The CJEU’s finding is that “the requirements of US national security, public interest and law enforcement have primacy, thus condoning interference with the fundamental rights of persons whose data are transferred to that third country”, and that mechanisms in the EU-US Privacy Shield ostensibly intended to mitigate this interference (such as an ombudsperson role to handle EU citizens’ complaints) are not up the required legal standard of ‘essential equivalence’ with EU law.
Source & full story: TechCrunch, EU Court of Justice
Austrian privacy activist Max Schrems on Thursday welcomed a decision by the European Union’s top court in his case against Facebook , saying the legal basis for more then 5,000 U.S. companies that use an EU tool to transfer Europeans’ personal data to the United States for commercial use has been annulled.
“It looks perfect,” he said in a spontaneous reaction when the ruling hit headlines at his office in Vienna.
Europe’s top court on Thursday rejected the so-called Privacy Shield agreement but upheld the validity of another tool used by hundreds of thousands of companies to transfer data worldwide.
Source & full story: MSN
Google has received a record fine from Belgium’s data protection authority (APD) of 600,000 euros for not complying with European rules on a person’s “right to be forgotten” online.
The 600,000 euro penalty is the largest ever imposed by APD, it said on Tuesday, and more than 10 times bigger than the authority’s previous record penalty.
Google failed to remove links from its search results to articles which APD said were “obsolete” and damaging to the reputation of a person with a public profile in Belgium.
A Google spokesperson said:
We didn’t believe this case met the European Court of Justice’s criteria for delisting published journalism from search — we thought it was in the public’s interest that this reporting remain searchable,
Source & full story: Reuters
Connected devices will finally get a major security upheaval to stop them from becoming easy prey to hackers following a major step forward by the UK government.
This means manufacturers will need to ensure new devices feature proper passwords and security protection.

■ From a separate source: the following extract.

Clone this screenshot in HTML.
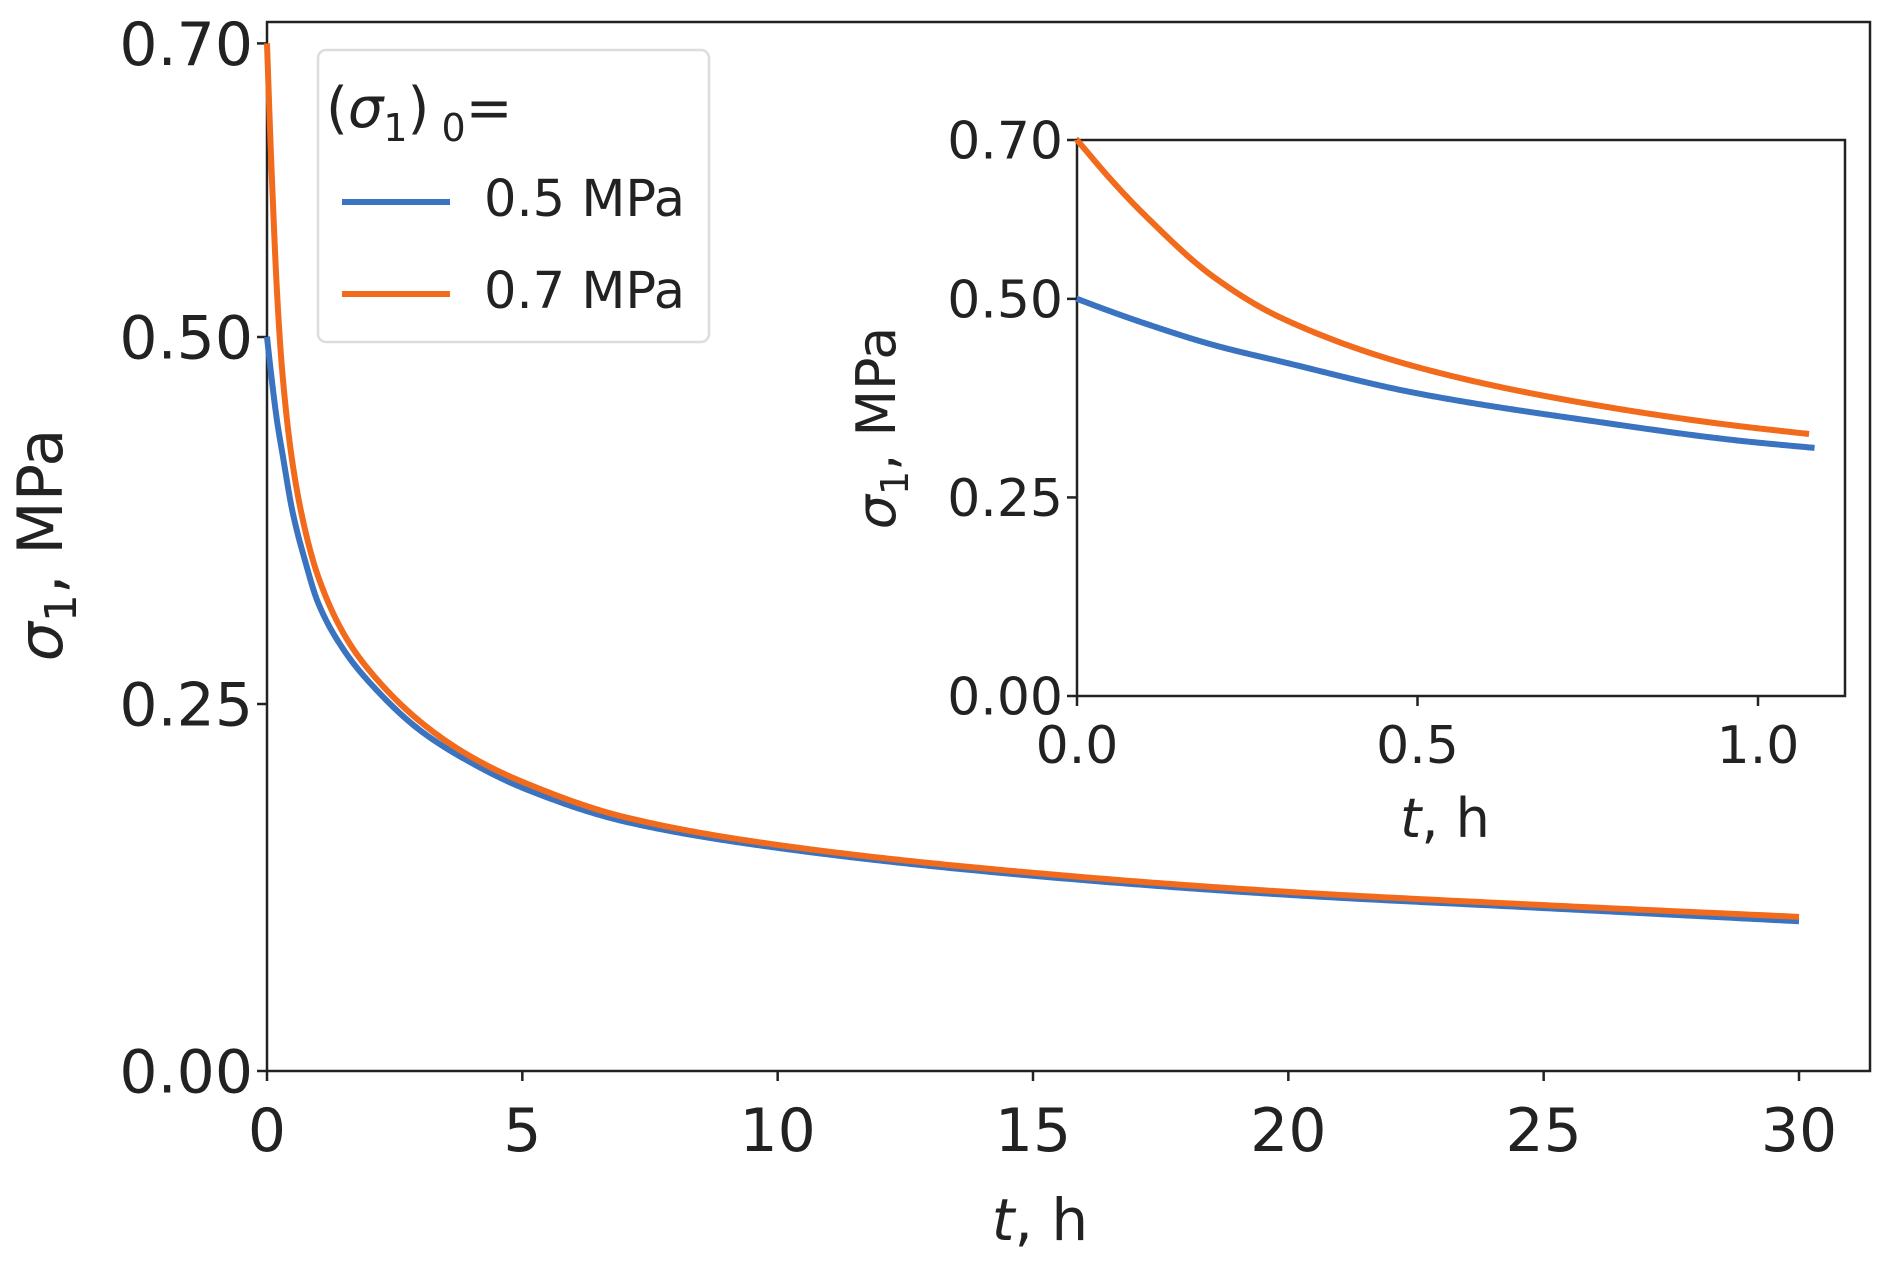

Digital minister Matt Warman said:
This is a significant step forward in our plans to help make sure smart products are secure and people’s privacy is protected….. I urge organisations to respond to these proposals so we can make the UK the safest place to be online with pro-innovation regulation that inspires consumer confidence in our tech products. People should continue to change default passwords on their smart devices and regularly update software to help protect themselves from cyber criminals.